Chicho pintor se presentó cuando Silvio contrató a un profesional para pintar las paredes del parque en casa. El señor procedió pacientemente a encintar todo un zócalo a lo largo. Lo iba pintado de un color distinto al resto de la pared. Luego de la primera mano de pintura, al día siguiente, el parque amaneció con toda la cinta de enmascarar esparcida en el jardín (la que no se había comido), que Chicho minuciosamente se había encargado de despegar una por una. “Con los retos de rigor, bajó la cabeza como un niño que recibe los reproches de su madre y, una vez terminados los regaños, salió corriendo a buscar su juguete preferido, los dejó a mis pies, para que yo se lo arrojara y él pudiera buscarlo a las corridas”.

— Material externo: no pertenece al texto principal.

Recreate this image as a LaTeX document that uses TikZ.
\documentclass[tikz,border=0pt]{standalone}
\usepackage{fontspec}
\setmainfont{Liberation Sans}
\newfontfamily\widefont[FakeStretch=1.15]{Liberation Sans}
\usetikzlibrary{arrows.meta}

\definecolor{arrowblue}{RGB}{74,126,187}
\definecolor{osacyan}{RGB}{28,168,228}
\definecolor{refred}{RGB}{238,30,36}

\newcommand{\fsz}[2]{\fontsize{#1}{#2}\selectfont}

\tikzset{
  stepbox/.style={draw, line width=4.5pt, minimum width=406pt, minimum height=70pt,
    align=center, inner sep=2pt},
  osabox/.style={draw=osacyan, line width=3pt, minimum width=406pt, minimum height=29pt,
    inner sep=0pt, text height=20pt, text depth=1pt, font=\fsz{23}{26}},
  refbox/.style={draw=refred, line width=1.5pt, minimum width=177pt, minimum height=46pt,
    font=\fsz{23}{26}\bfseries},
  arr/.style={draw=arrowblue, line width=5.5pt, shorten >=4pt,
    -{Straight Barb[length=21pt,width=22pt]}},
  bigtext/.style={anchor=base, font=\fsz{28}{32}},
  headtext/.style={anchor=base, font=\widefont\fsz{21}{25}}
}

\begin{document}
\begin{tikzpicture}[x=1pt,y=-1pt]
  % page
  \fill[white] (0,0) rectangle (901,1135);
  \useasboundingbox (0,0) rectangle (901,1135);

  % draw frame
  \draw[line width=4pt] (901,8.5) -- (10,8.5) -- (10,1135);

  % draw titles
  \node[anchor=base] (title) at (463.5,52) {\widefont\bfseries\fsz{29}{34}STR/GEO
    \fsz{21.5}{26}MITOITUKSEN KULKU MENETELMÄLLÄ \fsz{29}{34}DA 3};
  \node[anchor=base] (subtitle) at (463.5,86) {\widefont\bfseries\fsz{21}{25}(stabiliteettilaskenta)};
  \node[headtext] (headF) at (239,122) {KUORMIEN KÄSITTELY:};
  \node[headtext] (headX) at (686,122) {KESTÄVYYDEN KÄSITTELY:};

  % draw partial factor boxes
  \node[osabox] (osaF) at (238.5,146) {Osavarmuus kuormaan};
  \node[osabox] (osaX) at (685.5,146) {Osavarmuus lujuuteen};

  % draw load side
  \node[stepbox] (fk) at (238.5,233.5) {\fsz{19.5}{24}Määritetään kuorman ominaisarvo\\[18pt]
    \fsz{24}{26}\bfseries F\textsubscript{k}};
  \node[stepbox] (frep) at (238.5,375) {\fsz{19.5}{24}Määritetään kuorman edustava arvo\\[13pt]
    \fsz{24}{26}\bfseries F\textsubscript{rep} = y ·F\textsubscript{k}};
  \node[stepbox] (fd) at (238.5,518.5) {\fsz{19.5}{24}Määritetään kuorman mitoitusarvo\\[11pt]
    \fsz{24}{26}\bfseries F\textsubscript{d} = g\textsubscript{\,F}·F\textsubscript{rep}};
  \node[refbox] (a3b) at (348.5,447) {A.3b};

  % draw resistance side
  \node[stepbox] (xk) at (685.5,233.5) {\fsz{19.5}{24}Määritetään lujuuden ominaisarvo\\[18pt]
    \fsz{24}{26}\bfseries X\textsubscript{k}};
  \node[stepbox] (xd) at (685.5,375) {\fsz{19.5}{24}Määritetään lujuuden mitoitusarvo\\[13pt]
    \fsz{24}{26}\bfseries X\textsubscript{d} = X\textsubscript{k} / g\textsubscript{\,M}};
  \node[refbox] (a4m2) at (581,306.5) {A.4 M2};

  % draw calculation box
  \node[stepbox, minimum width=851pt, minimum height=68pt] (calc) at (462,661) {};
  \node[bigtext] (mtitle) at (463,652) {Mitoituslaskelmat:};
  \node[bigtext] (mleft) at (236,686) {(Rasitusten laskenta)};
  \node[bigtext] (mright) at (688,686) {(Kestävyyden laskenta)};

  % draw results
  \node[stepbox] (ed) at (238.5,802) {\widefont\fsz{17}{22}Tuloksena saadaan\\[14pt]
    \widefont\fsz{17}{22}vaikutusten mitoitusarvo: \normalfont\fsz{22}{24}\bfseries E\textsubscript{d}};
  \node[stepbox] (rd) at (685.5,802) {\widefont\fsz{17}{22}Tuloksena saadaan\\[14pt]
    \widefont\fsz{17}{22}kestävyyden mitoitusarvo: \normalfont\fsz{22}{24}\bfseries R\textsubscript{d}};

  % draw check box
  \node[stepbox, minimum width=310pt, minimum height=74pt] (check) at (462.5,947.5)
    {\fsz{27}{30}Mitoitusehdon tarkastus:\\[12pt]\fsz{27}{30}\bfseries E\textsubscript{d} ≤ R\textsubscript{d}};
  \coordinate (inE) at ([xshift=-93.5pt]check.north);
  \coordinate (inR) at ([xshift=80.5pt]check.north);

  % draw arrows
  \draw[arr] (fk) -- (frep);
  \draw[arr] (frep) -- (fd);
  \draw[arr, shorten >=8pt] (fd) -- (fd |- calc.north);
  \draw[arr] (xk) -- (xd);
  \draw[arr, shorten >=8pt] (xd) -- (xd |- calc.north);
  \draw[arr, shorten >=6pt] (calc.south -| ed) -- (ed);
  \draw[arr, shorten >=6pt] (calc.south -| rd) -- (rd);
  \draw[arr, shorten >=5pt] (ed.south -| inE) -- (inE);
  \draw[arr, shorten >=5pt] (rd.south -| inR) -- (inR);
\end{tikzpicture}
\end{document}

Un día típico comienza a las seis de la mañana, cuando empieza ansioso a saltar y dar vueltas a las carreras anticipando la llegada de su paseador. Luego del paseo matinal con sus amigos, revoloteando sobre cada uno de ellos, a la vuelta, cerca de las ocho espera el desayuno.
Entrada la mañana, luego del saludo que brinda a cada uno de los humanos exigiendo mimos y caricias, mediante mordidas de las zapatillas o sentadas cortando el paso, se echa plácido a dormir bajo el sol sobre algunos de los pozos excavados en el jardín o en su cama. O busca a Juana -la gata veterana que también vive en la casa- para divertirse. “Ella ya no sabe qué hacer para ahuyentarlo, ya que Chicho no hace caso a los golpes y arañazos que recibe buscando hacerla partícipe de sus juegos”.

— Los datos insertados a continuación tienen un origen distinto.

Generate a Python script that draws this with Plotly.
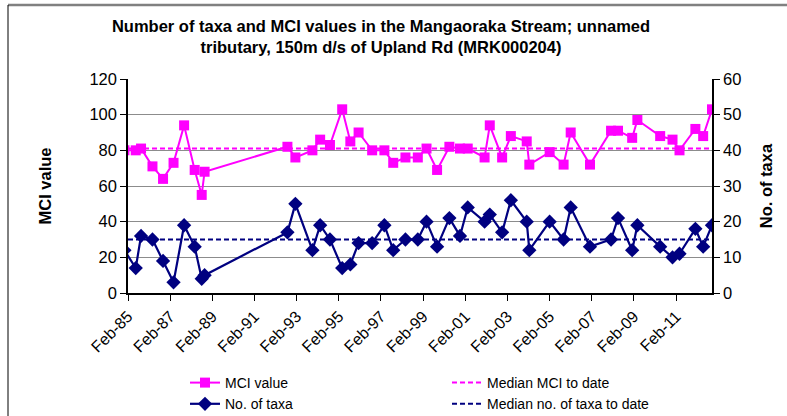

Por la tarde, comienza con ladridos y rasguños a la puerta el reclamo de su paseo obligatorio antes del anochecer. “Cuando salimos a pasear siempre está dispuesto a la carrera y a pelearse reja de por medio con los otros perros. Después corre como quien sale de una travesura haciendo enojar a la gilada que está encerrada. Nos busca, cuando nos sentamos se acurruca entre quien esté sentado obligándolo a ofrecer mismos y caricias, tiene energía como para correr hasta la luna y volver, tomar agua y realizar otro nuevo viaje”. Después la cena y antes de ir a dormir, empieza a acercar sus juguetes buscando quien participe. “Hoy Chicho nos cubre de mimos, jamás creí que un perro pudiera buscar tantos mimos y caricias. Lo amamos con infinita locura, por sus travesuras, por su increíble energía y por supuesto, porque es parte de la familia”.